Every extension must have the three methods clone, node, and set_node. The method clone creates a deep copy of the extension object and returns it; node returns the node object for this extension object; and set_node is used to tell the extension object which node is associated with it, this method is automatically called when the node tree is initialized. The following definition is a good starting point for these methods; usually clone must be further refined when instance variables are added to the class:

class custom_extension =
  object (self)

    val mutable node = (None : custom_extension node option)

    method clone = {< >} 
    method node =
      match node with
          None ->
            assert false
        | Some n -> n
    method set_node n =
      node <- Some n

  end
This part of the extension is usually the same for all classes, so it is a good idea to consider custom_extension as the super-class of the further class definitions. Continuining the example of above, we can define the element type classes as follows:
class virtual abstract_extension =
  object (self)
    ... clone, node, set_node defined as above ...

    method virtual print : out_channel -> unit
  end

class eltype_a =
  object (self)
    inherit abstract_extension
    method print ch = ...
  end

class eltype_b =
  object (self)
    inherit abstract_extension
    method print ch = ...
  end

class eltype_c =
  object (self)
    inherit abstract_extension
    method print ch = ...
  end
The method print can now be implemented for every element type separately. Note that you get the associated node by invoking
self # node
and you get the extension object of a node n by writing
n # extension
It is guaranteed that
self # node # extension == self
always holds.

The remaining task is to configure the parser such that these extension classes are actually used. Here another problem arises: It is not possible to dynamically select the class of an object to be created. As workaround, Markup allows the user to specify exemplar objects for the various element types; instead of creating the nodes of the tree by applying the new operator the nodes are produced by duplicating the exemplars. As object duplication preserves the class of the object, one can create fresh objects of every class for which previously an exemplar has been registered.

Exemplars are meant as objects without contents, the only interesting thing is that exemplars are instances of a certain class. The creation of an exemplar for an element node can be done by:

let element_exemplar = new element_impl extension_exemplar
And a data node exemplar is created by:
let data_exemplar = new data_impl extension_exemplar ""
The classes element_impl and data_impl are defined in the module Markup_document. The constructors initialize the fresh objects as empty objects, i.e. without children, without data contents, and so on.

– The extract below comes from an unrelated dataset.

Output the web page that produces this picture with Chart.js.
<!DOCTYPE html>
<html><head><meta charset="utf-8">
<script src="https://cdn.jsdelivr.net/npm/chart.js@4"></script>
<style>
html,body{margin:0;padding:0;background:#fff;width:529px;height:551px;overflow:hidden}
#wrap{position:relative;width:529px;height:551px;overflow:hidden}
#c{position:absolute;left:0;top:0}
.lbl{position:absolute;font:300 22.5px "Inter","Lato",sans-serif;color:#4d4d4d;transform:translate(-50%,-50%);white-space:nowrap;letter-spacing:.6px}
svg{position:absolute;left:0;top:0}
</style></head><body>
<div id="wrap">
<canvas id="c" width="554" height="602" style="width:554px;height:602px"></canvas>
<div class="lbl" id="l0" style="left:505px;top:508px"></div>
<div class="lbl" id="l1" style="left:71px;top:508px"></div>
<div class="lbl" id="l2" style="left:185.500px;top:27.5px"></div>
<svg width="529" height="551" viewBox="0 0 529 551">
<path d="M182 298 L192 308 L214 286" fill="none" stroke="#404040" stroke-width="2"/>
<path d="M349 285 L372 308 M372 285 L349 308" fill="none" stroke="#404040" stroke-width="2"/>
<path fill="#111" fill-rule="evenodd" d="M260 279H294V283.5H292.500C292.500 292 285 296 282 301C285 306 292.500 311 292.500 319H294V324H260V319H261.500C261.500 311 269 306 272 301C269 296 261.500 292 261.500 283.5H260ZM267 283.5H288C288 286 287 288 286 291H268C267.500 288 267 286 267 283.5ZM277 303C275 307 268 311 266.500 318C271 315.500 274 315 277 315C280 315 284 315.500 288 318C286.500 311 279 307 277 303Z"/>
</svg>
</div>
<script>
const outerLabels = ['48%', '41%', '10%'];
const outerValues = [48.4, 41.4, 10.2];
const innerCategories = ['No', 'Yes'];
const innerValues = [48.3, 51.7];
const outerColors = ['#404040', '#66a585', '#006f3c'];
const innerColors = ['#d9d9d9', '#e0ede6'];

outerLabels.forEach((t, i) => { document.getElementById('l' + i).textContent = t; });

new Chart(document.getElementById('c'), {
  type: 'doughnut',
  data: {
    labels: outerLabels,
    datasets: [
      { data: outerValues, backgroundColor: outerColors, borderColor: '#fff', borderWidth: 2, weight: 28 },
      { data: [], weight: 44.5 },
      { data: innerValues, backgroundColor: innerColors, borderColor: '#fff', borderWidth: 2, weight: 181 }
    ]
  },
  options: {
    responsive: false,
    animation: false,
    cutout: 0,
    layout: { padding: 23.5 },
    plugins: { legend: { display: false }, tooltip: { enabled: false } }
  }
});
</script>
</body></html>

The extension_exemplar is the initial extension object the exemplars are associated with.

Once the exemplars are created and stored somewhere (e.g. in a hash table), you can take an exemplar and create a concrete instance (with contents) by duplicating it. As user of the parser you are normally not concerned with this as this is part of the internal logic of the parser, but as background knowlege it is worthwhile to mention that the two methods create_element and create_data actually perform the duplication of the exemplar for which they are invoked, additionally apply modifications to the clone, and finally return the new object. Moreover, the extension object is copied, too, and the new node object is associated with the fresh extension object. Note that this is the reason why every extension object must have a clone method.

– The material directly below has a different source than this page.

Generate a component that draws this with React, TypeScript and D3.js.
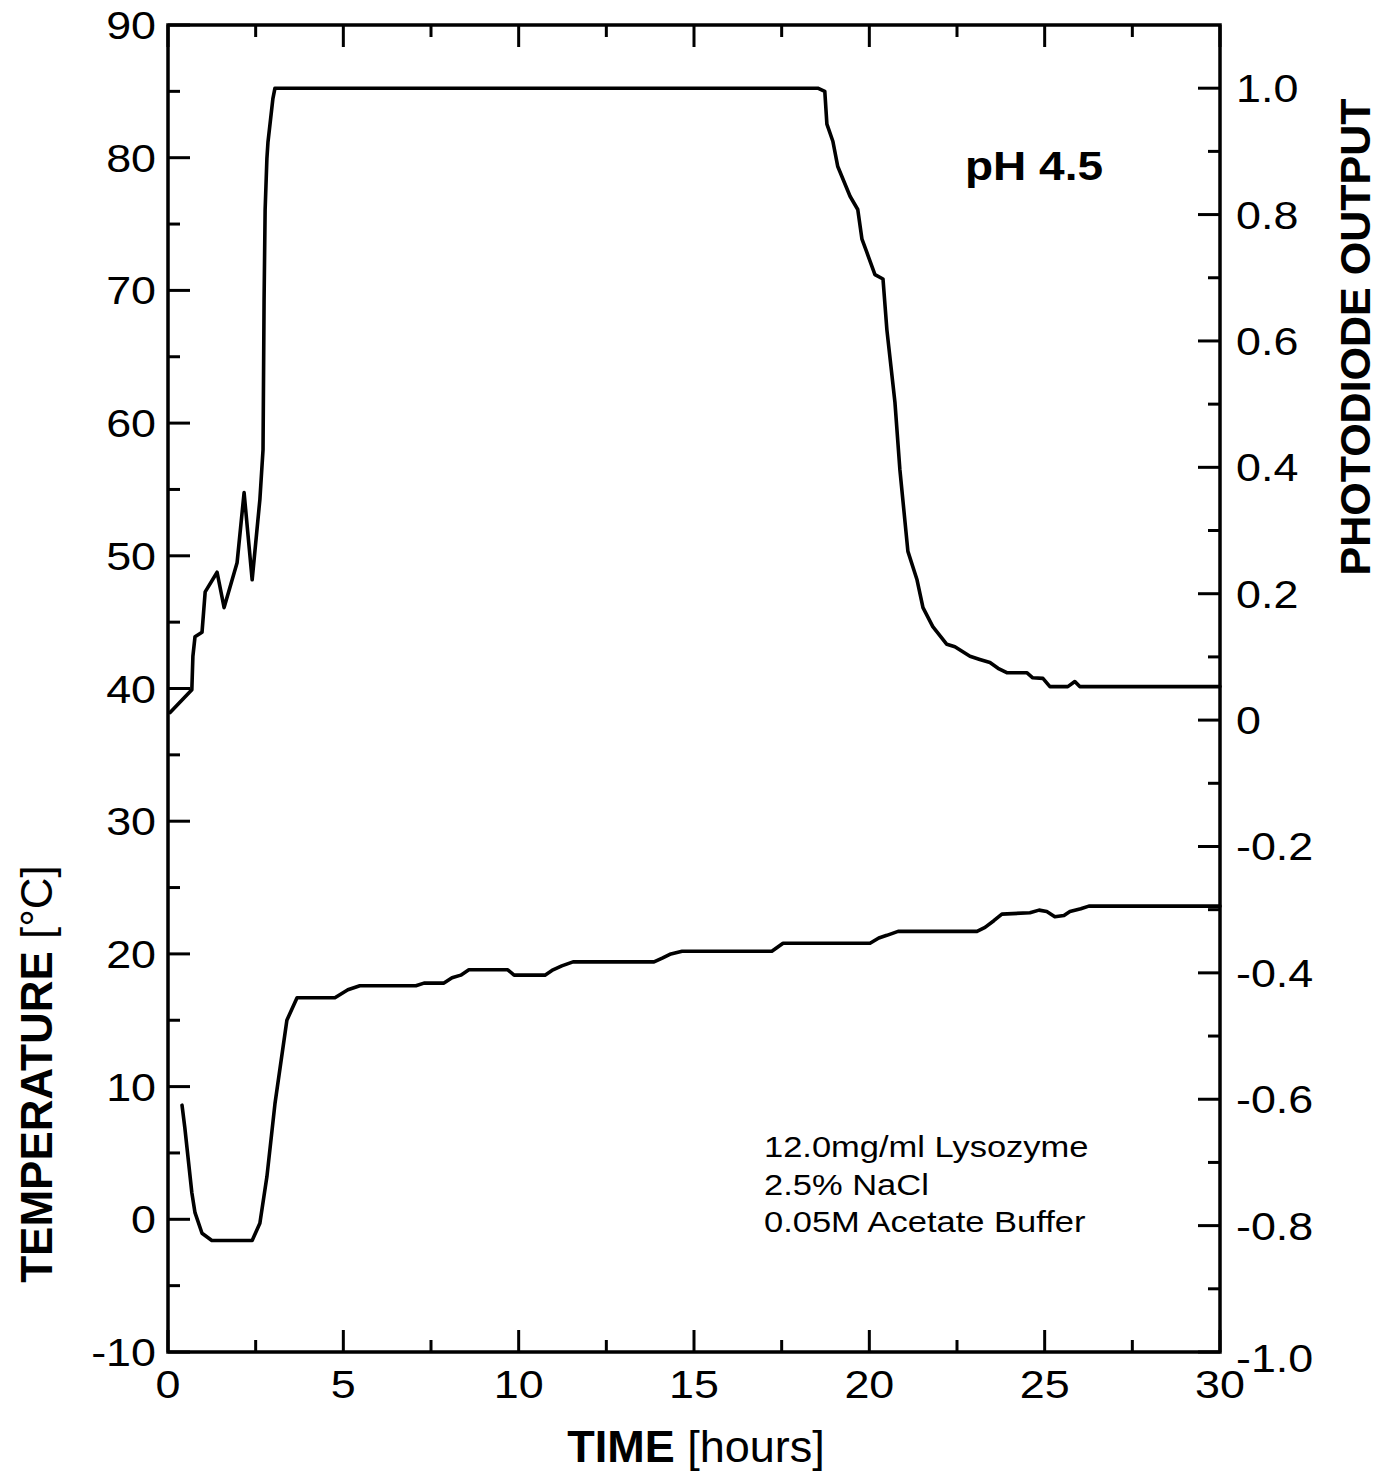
import React from "react";
import * as d3 from "d3";

// Photodiode output (upper trace, right axis)
const photoTime = [0.06, 0.68, 0.71, 0.77, 0.97, 1.06, 1.40, 1.60, 1.97, 2.17, 2.40, 2.62, 2.71, 2.74, 2.77, 2.82, 2.85, 2.99, 3.05, 18.53, 18.73, 18.79, 18.96, 19.10, 19.45, 19.67, 19.79, 19.93, 20.16, 20.39, 20.50, 20.73, 20.87, 21.10, 21.36, 21.53, 21.81, 22.21, 22.44, 22.87, 23.15, 23.44, 23.67, 23.92, 24.49, 24.66, 24.95, 25.15, 25.66, 25.86, 26.00, 30.0];
const photoValue = [0.012, 0.048, 0.101, 0.132, 0.139, 0.203, 0.234, 0.178, 0.249, 0.360, 0.222, 0.349, 0.428, 0.666, 0.808, 0.888, 0.914, 0.983, 1.0, 1.0, 0.995, 0.943, 0.916, 0.876, 0.829, 0.808, 0.761, 0.740, 0.705, 0.698, 0.618, 0.503, 0.397, 0.267, 0.222, 0.178, 0.148, 0.120, 0.116, 0.101, 0.096, 0.091, 0.082, 0.075, 0.075, 0.067, 0.066, 0.053, 0.053, 0.061, 0.053, 0.053];

// Temperature (lower trace, left axis)
const tempTime = [0.40, 0.48, 0.68, 0.77, 0.97, 1.25, 2.40, 2.62, 2.82, 3.05, 3.39, 3.68, 4.76, 5.13, 5.47, 7.07, 7.30, 7.87, 8.10, 8.35, 8.58, 9.69, 9.87, 10.75, 10.98, 11.23, 11.55, 13.86, 14.11, 14.34, 14.66, 17.22, 17.54, 20.02, 20.27, 20.50, 20.82, 23.07, 23.30, 23.55, 23.78, 24.58, 24.84, 25.06, 25.29, 25.55, 25.72, 26.03, 26.26, 27.77, 30.0];
const tempValue = [8.6, 6.9, 2.0, 0.5, -1.05, -1.6, -1.6, -0.3, 3.2, 8.7, 15.0, 16.7, 16.7, 17.3, 17.6, 17.6, 17.8, 17.8, 18.2, 18.4, 18.8, 18.8, 18.4, 18.4, 18.8, 19.1, 19.4, 19.4, 19.7, 20.0, 20.2, 20.2, 20.8, 20.8, 21.2, 21.4, 21.7, 21.7, 22.0, 22.5, 23.0, 23.1, 23.3, 23.2, 22.8, 22.9, 23.2, 23.4, 23.6, 23.6, 23.6];

const xTicks = [0, 5, 10, 15, 20, 25, 30];
const xMinorTicks = [2.5, 7.5, 12.5, 17.5, 22.5, 27.5];
const leftTicks = [-10, 0, 10, 20, 30, 40, 50, 60, 70, 80, 90];
const leftMinorTicks = [-5, 5, 15, 25, 35, 45, 55, 65, 75, 85];
const rightTicks = [-1.0, -0.8, -0.6, -0.4, -0.2, 0, 0.2, 0.4, 0.6, 0.8, 1.0];
const rightMinorTicks = [-0.9, -0.7, -0.5, -0.3, -0.1, 0.1, 0.3, 0.5, 0.7, 0.9];
const rightTickLabels = ["-1.0", "-0.8", "-0.6", "-0.4", "-0.2", "0", "0.2", "0.4", "0.6", "0.8", "1.0"];

const annotationLines = ["12.0mg/ml Lysozyme", "2.5% NaCl", "0.05M Acetate Buffer"];

const W = 1380;
const H = 1477;
const L = 168, R = 1220, T = 25, B = 1352;
const FONT = "'Liberation Sans', Arial, Helvetica, sans-serif";
const SX = 1.15;

export default function App() {
  const x = d3.scaleLinear().domain([0, 30]).range([L, R]);
  const yT = d3.scaleLinear().domain([-10, 90]).range([B, T]);
  const yP = d3.scaleLinear().domain([-1, 1.1]).range([B, T]);

  const photoLine = d3
    .line<number>()
    .x((_, i) => x(photoTime[i]))
    .y((d) => yP(d));
  const tempLine = d3
    .line<number>()
    .x((_, i) => x(tempTime[i]))
    .y((d) => yT(d));

  const major = 22;
  const minor = 12;
  const tickStyle = { stroke: "#000", strokeWidth: 3 };

  return (
    <svg
      width={W}
      height={H}
      style={{ position: "absolute", left: 0, top: 0, background: "#fff" }}
      fontFamily={FONT}
    >
      <rect x={0} y={0} width={W} height={H} fill="#fff" />
      {/* frame */}
      <rect x={L} y={T} width={R - L} height={B - T} fill="none" stroke="#000" strokeWidth={3.5} />

      {/* bottom & top ticks */}
      {xTicks.map((t) => (
        <g key={"xt" + t}>
          <line x1={x(t)} x2={x(t)} y1={B} y2={B - major} {...tickStyle} />
          <line x1={x(t)} x2={x(t)} y1={T} y2={T + major} {...tickStyle} />
          <text
            transform={`translate(${x(t)},${B + 46}) scale(${SX},1)`}
            textAnchor="middle"
            fontSize={39}
          >
            {t}
          </text>
        </g>
      ))}
      {xMinorTicks.map((t) => (
        <g key={"xm" + t}>
          <line x1={x(t)} x2={x(t)} y1={B} y2={B - minor} {...tickStyle} />
          <line x1={x(t)} x2={x(t)} y1={T} y2={T + minor} {...tickStyle} />
        </g>
      ))}

      {/* left ticks */}
      {leftTicks.map((v) => (
        <g key={"lt" + v}>
          <line x1={L} x2={L + major} y1={yT(v)} y2={yT(v)} {...tickStyle} />
          <text
            transform={`translate(${L - 12},${yT(v) + 14}) scale(${SX},1)`}
            textAnchor="end"
            fontSize={39}
          >
            {v}
          </text>
        </g>
      ))}
      {leftMinorTicks.map((v) => (
        <line key={"lm" + v} x1={L} x2={L + minor} y1={yT(v)} y2={yT(v)} {...tickStyle} />
      ))}

      {/* right ticks */}
      {rightTicks.map((v, i) => (
        <g key={"rt" + v}>
          <line x1={R} x2={R - major} y1={yP(v)} y2={yP(v)} {...tickStyle} />
          <text
            transform={`translate(${R + 16},${yP(v) + 14 + (i === 0 ? 6 : 0)}) scale(${SX},1)`}
            textAnchor="start"
            fontSize={39}
          >
            {rightTickLabels[i]}
          </text>
        </g>
      ))}
      {rightMinorTicks.map((v) => (
        <line key={"rm" + v} x1={R} x2={R - minor} y1={yP(v)} y2={yP(v)} {...tickStyle} />
      ))}

      {/* curves */}
      <path
        d={photoLine(photoValue) || ""}
        fill="none"
        stroke="#000"
        strokeWidth={3.6}
        strokeLinejoin="round"
        strokeLinecap="round"
      />
      <path
        d={tempLine(tempValue) || ""}
        fill="none"
        stroke="#000"
        strokeWidth={3.6}
        strokeLinejoin="round"
        strokeLinecap="round"
      />

      {/* axis titles */}
      <text x={(L + R) / 2 + 2} y={1462} textAnchor="middle" fontSize={45}>
        <tspan fontWeight="bold">TIME</tspan>
        <tspan> [hours]</tspan>
      </text>
      <text
        transform={`translate(52,1074) rotate(-90)`}
        textAnchor="middle"
        fontSize={44}
      >
        <tspan fontWeight="bold">TEMPERATURE</tspan>
        <tspan> [°C]</tspan>
      </text>
      <text
        transform={`translate(1370,337) rotate(-90)`}
        textAnchor="middle"
        fontSize={43}
        fontWeight="bold"
      >
        PHOTODIODE OUTPUT
      </text>

      {/* labels */}
      <text
        transform={`translate(965,180) scale(${SX},1)`}
        fontSize={40}
        fontWeight="bold"
      >
        pH 4.5
      </text>
      {annotationLines.map((s, i) => (
        <text
          key={s}
          transform={`translate(764,${1157 + i * 37.5}) scale(${SX},1)`}
          fontSize={30}
        >
          {s}
        </text>
      ))}
    </svg>
  );
}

The configuration of the set of exemplars is passed to the parse_document_entity function as third argument. In our example, this argument can be set up as follows:

let domspec =
  let map = Hashtbl.create 4 in
  Hashtbl.add map (T_element "a") (new element_impl (new eltype_a));
  Hashtbl.add map (T_element "b") (new element_impl (new eltype_b));
  Hashtbl.add map (T_element "c") (new element_impl (new eltype_c));
  Hashtbl.add map T_data          (new data_impl (new data_ext));
  { map = map;
    default_element = new element_impl (new eltype_a);
  }
The map component of the record contains a hash table which stores the exemplars for several node types. The hash table must define an exemplar for data nodes; here data nodes have extensions of class data_ext. Extensions of data nodes work in the same way as extensions of element nodes. If there are element types for which entries in the hash table are missing, the exemplar defined in the default_element component is used.

The configuration is now complete. You can still use the same parsing functions, only the initialization is a bit different. For example, call the parser by:

let d = parse_document_entity default_config (File "doc.xml") domspec
Note that the resulting document d has a usable type; especially the print method we added is visible. So you can print your document by
d # print stdout

This object-oriented approach looks rather complicated; this is mostly caused by working around some problems of the strict typing system of O'Caml. Some auxiliary concepts such as extensions were needed, but the practical consequences of this are low. In the next section, one of the examples of the distribution is explained, a converter from readme documents to HTML.

Notes

[1]

The problem is that the subclass is usually not a subtype in this case because O'Caml has a contravariant subtyping rule.